## What to do
Without the images, write out the whole listing exactly.

## Collected material
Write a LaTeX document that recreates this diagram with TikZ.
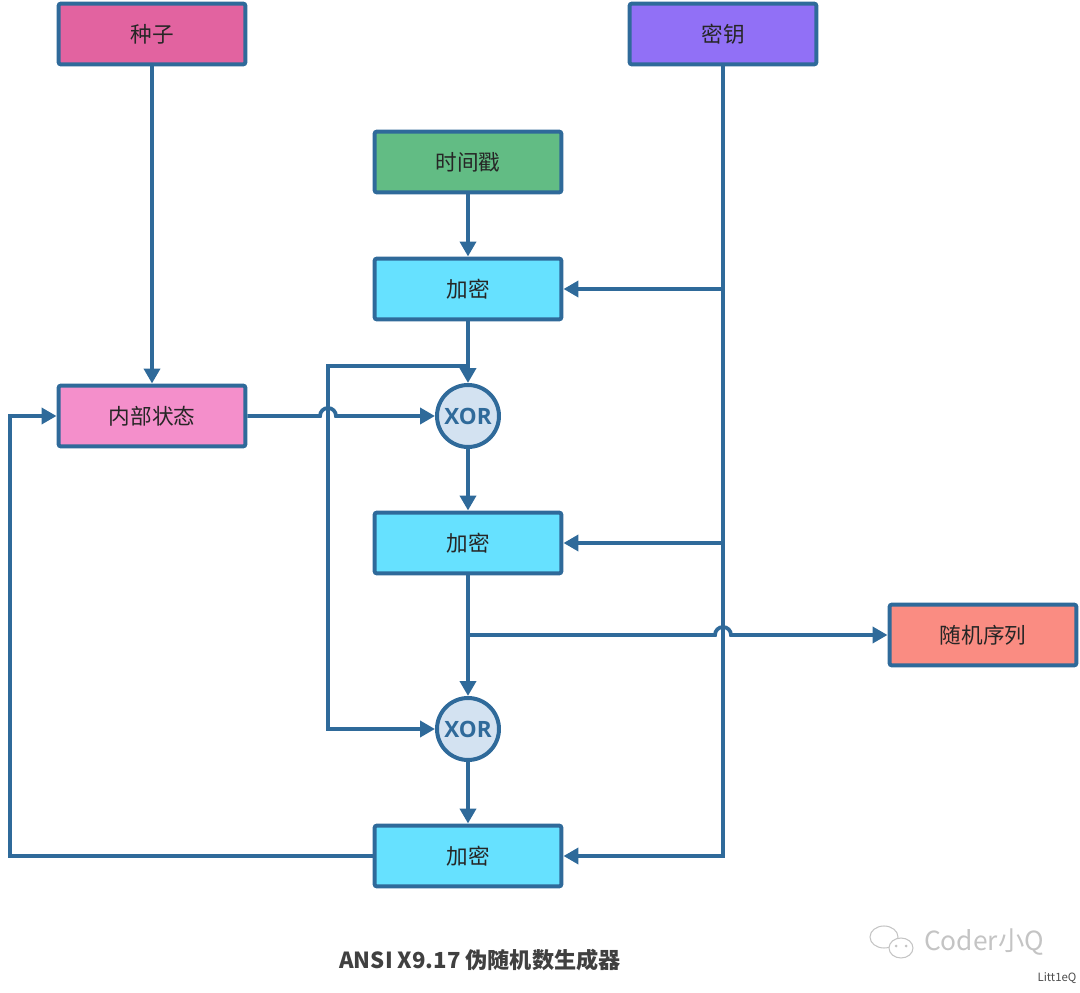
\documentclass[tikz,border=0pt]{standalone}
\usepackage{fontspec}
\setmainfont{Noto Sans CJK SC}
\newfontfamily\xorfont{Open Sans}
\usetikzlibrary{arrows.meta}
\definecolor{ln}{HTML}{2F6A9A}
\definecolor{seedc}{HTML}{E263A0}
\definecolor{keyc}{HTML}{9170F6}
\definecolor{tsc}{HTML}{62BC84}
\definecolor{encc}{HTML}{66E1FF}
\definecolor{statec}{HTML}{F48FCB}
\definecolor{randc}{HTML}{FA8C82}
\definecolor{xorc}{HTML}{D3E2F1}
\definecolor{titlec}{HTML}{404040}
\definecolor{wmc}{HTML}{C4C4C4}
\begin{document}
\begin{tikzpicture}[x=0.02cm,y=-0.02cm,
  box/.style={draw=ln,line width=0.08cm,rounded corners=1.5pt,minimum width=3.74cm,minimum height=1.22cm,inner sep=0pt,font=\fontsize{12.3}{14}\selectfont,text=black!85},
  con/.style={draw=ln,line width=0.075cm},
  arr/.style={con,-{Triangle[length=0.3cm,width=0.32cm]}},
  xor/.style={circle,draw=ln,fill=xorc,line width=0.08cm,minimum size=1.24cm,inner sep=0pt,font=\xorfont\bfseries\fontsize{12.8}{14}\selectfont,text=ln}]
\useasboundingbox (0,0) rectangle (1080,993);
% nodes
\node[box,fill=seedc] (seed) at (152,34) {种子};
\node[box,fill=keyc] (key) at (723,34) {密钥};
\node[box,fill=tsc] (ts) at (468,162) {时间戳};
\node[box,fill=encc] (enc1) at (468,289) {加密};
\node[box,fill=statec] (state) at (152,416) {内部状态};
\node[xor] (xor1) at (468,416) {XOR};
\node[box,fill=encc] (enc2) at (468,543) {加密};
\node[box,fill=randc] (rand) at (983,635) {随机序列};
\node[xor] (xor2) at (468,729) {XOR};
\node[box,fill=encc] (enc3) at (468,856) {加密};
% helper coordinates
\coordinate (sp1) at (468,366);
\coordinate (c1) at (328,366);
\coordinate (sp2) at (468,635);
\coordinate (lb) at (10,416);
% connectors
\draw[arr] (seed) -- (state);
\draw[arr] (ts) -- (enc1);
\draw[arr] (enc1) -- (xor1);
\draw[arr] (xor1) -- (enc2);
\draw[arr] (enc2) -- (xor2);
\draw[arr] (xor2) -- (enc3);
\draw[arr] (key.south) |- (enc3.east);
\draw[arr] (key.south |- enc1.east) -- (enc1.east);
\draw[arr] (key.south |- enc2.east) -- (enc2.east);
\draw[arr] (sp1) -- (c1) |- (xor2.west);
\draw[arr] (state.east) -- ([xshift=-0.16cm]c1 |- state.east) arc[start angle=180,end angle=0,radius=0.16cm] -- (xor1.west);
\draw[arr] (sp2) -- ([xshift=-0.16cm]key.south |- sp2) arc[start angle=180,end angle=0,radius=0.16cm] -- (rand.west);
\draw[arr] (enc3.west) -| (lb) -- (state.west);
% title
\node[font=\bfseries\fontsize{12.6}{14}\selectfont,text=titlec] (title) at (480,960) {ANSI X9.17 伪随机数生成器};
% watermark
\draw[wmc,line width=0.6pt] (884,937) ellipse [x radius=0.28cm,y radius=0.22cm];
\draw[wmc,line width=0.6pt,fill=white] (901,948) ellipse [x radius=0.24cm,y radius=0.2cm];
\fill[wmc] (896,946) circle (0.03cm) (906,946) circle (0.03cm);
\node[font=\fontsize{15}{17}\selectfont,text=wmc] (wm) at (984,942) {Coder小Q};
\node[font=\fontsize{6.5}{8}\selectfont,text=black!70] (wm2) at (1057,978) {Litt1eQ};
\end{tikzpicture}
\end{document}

## Finished answer
Write a LaTeX document that recreates this diagram with TikZ.
\documentclass[tikz,border=0pt]{standalone}
\usepackage{fontspec}
\setmainfont{Noto Sans CJK SC}
\newfontfamily\xorfont{Open Sans}
\usetikzlibrary{arrows.meta}
\definecolor{ln}{HTML}{2F6A9A}
\definecolor{seedc}{HTML}{E263A0}
\definecolor{keyc}{HTML}{9170F6}
\definecolor{tsc}{HTML}{62BC84}
\definecolor{encc}{HTML}{66E1FF}
\definecolor{statec}{HTML}{F48FCB}
\definecolor{randc}{HTML}{FA8C82}
\definecolor{xorc}{HTML}{D3E2F1}
\definecolor{titlec}{HTML}{404040}
\definecolor{wmc}{HTML}{C4C4C4}
\begin{document}
\begin{tikzpicture}[x=0.02cm,y=-0.02cm,
  box/.style={draw=ln,line width=0.08cm,rounded corners=1.5pt,minimum width=3.74cm,minimum height=1.22cm,inner sep=0pt,font=\fontsize{12.3}{14}\selectfont,text=black!85},
  con/.style={draw=ln,line width=0.075cm},
  arr/.style={con,-{Triangle[length=0.3cm,width=0.32cm]}},
  xor/.style={circle,draw=ln,fill=xorc,line width=0.08cm,minimum size=1.24cm,inner sep=0pt,font=\xorfont\bfseries\fontsize{12.8}{14}\selectfont,text=ln}]
\useasboundingbox (0,0) rectangle (1080,993);
% nodes
\node[box,fill=seedc] (seed) at (152,34) {种子};
\node[box,fill=keyc] (key) at (723,34) {密钥};
\node[box,fill=tsc] (ts) at (468,162) {时间戳};
\node[box,fill=encc] (enc1) at (468,289) {加密};
\node[box,fill=statec] (state) at (152,416) {内部状态};
\node[xor] (xor1) at (468,416) {XOR};
\node[box,fill=encc] (enc2) at (468,543) {加密};
\node[box,fill=randc] (rand) at (983,635) {随机序列};
\node[xor] (xor2) at (468,729) {XOR};
\node[box,fill=encc] (enc3) at (468,856) {加密};
% helper coordinates
\coordinate (sp1) at (468,366);
\coordinate (c1) at (328,366);
\coordinate (sp2) at (468,635);
\coordinate (lb) at (10,416);
% connectors
\draw[arr] (seed) -- (state);
\draw[arr] (ts) -- (enc1);
\draw[arr] (enc1) -- (xor1);
\draw[arr] (xor1) -- (enc2);
\draw[arr] (enc2) -- (xor2);
\draw[arr] (xor2) -- (enc3);
\draw[arr] (key.south) |- (enc3.east);
\draw[arr] (key.south |- enc1.east) -- (enc1.east);
\draw[arr] (key.south |- enc2.east) -- (enc2.east);
\draw[arr] (sp1) -- (c1) |- (xor2.west);
\draw[arr] (state.east) -- ([xshift=-0.16cm]c1 |- state.east) arc[start angle=180,end angle=0,radius=0.16cm] -- (xor1.west);
\draw[arr] (sp2) -- ([xshift=-0.16cm]key.south |- sp2) arc[start angle=180,end angle=0,radius=0.16cm] -- (rand.west);
\draw[arr] (enc3.west) -| (lb) -- (state.west);
% title
\node[font=\bfseries\fontsize{12.6}{14}\selectfont,text=titlec] (title) at (480,960) {ANSI X9.17 伪随机数生成器};
% watermark
\draw[wmc,line width=0.6pt] (884,937) ellipse [x radius=0.28cm,y radius=0.22cm];
\draw[wmc,line width=0.6pt,fill=white] (901,948) ellipse [x radius=0.24cm,y radius=0.2cm];
\fill[wmc] (896,946) circle (0.03cm) (906,946) circle (0.03cm);
\node[font=\fontsize{15}{17}\selectfont,text=wmc] (wm) at (984,942) {Coder小Q};
\node[font=\fontsize{6.5}{8}\selectfont,text=black!70] (wm2) at (1057,978) {Litt1eQ};
\end{tikzpicture}
\end{document}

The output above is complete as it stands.